● Your instructions
Copy exactly, and only, the lines between the line holding "Recreate this image" and the line holding "from matplotlib.lines import Line2D", inclusive; skip the pictures.

● Source material
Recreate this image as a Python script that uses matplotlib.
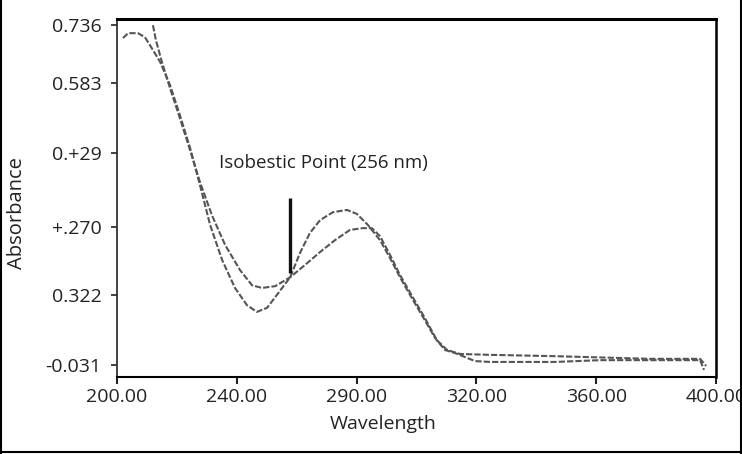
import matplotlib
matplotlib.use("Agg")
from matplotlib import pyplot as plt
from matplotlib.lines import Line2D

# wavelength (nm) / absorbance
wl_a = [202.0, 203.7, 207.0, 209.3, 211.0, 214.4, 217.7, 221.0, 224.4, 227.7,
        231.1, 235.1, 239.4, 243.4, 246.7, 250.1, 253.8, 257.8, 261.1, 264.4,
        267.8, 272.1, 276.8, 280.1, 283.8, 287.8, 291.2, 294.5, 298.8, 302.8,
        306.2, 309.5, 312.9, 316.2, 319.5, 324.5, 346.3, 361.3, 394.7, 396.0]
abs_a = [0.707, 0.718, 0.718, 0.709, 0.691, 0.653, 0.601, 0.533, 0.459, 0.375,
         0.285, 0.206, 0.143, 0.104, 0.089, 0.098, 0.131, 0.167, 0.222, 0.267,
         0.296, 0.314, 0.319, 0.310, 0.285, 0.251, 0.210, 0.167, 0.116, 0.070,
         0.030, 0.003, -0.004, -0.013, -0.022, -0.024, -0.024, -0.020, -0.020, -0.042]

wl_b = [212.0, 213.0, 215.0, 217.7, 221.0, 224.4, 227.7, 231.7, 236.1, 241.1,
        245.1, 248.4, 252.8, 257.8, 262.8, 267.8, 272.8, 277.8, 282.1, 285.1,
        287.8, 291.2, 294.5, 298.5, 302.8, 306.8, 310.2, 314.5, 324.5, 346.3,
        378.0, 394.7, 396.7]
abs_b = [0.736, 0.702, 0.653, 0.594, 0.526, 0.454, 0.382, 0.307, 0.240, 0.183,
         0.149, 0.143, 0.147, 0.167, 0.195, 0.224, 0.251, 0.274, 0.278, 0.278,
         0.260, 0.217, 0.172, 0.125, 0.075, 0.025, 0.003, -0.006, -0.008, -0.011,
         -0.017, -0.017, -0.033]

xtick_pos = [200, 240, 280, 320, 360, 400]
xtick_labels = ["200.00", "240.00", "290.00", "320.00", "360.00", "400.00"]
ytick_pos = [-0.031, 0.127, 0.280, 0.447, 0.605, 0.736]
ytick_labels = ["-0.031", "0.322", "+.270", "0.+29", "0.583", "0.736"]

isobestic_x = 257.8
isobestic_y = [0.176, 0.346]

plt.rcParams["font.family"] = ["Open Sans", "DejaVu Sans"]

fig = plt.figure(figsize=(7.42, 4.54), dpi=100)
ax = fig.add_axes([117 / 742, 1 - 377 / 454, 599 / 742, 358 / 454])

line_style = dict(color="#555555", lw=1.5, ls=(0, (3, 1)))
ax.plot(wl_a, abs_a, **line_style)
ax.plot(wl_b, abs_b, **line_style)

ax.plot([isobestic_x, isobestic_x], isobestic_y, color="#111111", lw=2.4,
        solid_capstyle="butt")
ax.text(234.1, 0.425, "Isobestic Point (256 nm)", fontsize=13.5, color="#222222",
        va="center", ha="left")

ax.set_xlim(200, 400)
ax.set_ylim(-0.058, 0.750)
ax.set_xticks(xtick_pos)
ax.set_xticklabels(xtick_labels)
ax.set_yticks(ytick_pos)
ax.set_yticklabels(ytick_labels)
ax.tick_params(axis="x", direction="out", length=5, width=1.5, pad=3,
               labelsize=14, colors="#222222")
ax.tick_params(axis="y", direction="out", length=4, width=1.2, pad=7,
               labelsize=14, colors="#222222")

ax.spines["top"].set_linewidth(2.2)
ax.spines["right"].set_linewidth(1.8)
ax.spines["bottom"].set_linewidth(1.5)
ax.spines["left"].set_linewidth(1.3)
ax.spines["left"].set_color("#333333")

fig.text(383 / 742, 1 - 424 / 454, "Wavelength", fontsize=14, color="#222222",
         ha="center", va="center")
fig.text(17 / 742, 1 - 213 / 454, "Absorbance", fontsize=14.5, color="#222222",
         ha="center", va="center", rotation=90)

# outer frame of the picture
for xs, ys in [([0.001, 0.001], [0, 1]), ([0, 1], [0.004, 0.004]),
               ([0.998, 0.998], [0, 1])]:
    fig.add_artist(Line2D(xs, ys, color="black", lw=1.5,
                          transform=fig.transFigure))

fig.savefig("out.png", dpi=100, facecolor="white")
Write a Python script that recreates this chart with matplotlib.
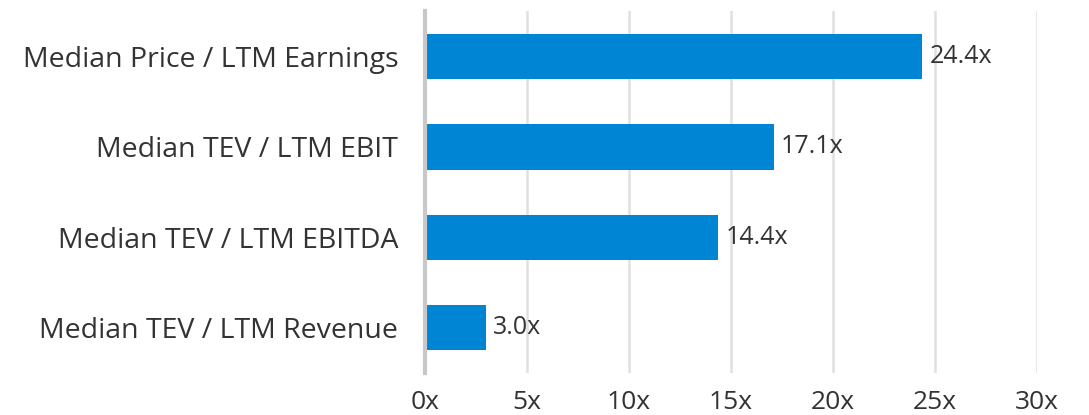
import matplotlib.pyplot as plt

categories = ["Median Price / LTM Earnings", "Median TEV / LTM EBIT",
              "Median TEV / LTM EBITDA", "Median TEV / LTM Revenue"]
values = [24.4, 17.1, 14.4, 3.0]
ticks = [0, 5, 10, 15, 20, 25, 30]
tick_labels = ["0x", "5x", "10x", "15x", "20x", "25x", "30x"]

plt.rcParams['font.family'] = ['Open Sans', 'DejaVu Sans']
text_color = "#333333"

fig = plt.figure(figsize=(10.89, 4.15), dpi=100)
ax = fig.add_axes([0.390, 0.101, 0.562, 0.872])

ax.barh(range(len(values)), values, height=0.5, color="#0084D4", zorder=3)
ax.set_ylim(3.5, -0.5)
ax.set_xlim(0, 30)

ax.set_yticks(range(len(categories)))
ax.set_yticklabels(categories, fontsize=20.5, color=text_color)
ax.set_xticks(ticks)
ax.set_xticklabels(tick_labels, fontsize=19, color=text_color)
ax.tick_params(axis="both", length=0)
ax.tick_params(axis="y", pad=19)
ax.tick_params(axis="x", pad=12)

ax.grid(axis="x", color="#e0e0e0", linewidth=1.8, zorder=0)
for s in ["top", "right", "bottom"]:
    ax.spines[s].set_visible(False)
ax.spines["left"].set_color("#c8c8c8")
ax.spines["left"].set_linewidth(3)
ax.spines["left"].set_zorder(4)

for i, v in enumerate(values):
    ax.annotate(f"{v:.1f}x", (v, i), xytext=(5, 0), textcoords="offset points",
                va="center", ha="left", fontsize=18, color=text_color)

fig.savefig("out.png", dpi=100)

...

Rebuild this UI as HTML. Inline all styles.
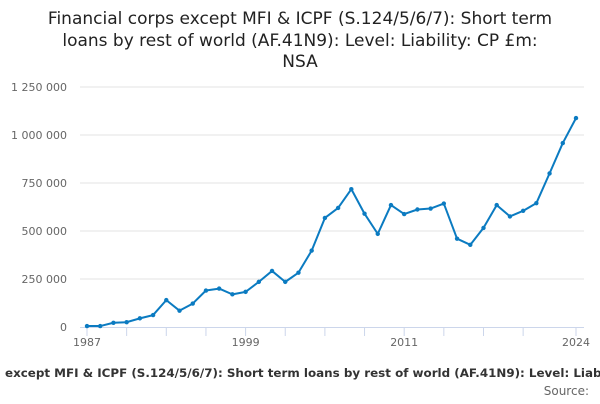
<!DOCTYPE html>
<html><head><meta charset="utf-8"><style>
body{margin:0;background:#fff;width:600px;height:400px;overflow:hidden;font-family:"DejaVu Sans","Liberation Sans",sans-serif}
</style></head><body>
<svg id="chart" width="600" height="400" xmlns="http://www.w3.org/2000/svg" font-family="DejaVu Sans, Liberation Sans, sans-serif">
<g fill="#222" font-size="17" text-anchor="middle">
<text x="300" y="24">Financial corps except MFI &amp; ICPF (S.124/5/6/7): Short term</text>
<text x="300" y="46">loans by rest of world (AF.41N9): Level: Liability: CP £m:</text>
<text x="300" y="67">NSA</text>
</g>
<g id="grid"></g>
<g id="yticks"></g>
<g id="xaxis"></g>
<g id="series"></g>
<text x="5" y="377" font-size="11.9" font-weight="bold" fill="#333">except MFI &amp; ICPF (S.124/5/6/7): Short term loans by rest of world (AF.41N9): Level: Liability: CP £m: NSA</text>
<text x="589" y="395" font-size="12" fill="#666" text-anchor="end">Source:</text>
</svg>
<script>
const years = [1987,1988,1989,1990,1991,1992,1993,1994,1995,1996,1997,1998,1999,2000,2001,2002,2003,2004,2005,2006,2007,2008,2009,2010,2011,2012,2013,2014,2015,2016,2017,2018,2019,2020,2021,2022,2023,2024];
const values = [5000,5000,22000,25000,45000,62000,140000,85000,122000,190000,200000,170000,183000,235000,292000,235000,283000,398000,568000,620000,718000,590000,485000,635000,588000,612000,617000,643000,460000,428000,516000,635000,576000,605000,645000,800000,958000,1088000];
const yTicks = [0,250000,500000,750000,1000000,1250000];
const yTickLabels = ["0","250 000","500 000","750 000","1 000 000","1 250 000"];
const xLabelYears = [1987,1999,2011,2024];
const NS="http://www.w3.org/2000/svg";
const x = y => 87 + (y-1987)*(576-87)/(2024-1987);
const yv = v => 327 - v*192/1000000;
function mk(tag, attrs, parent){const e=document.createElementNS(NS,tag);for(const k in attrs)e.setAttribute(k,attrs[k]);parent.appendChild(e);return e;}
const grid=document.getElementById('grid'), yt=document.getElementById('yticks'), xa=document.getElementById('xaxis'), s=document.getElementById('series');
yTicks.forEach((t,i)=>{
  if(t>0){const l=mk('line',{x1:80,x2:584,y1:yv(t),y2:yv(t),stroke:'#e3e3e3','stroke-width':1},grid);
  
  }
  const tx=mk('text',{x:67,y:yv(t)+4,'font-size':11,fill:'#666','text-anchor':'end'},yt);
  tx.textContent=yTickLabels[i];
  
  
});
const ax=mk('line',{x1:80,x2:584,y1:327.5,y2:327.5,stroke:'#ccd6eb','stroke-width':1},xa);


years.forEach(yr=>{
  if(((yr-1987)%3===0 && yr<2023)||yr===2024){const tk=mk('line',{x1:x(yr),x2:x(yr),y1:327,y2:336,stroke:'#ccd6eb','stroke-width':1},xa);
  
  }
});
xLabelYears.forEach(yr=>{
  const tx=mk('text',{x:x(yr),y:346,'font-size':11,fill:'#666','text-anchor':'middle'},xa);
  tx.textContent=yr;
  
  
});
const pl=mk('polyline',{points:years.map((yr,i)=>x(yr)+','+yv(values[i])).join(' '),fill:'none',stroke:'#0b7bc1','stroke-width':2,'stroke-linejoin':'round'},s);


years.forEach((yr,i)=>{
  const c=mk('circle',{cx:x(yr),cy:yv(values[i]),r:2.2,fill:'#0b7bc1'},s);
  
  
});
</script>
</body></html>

● Full response
Recreate this image as a Python script that uses matplotlib.
import matplotlib
matplotlib.use("Agg")
from matplotlib import pyplot as plt
from matplotlib.lines import Line2D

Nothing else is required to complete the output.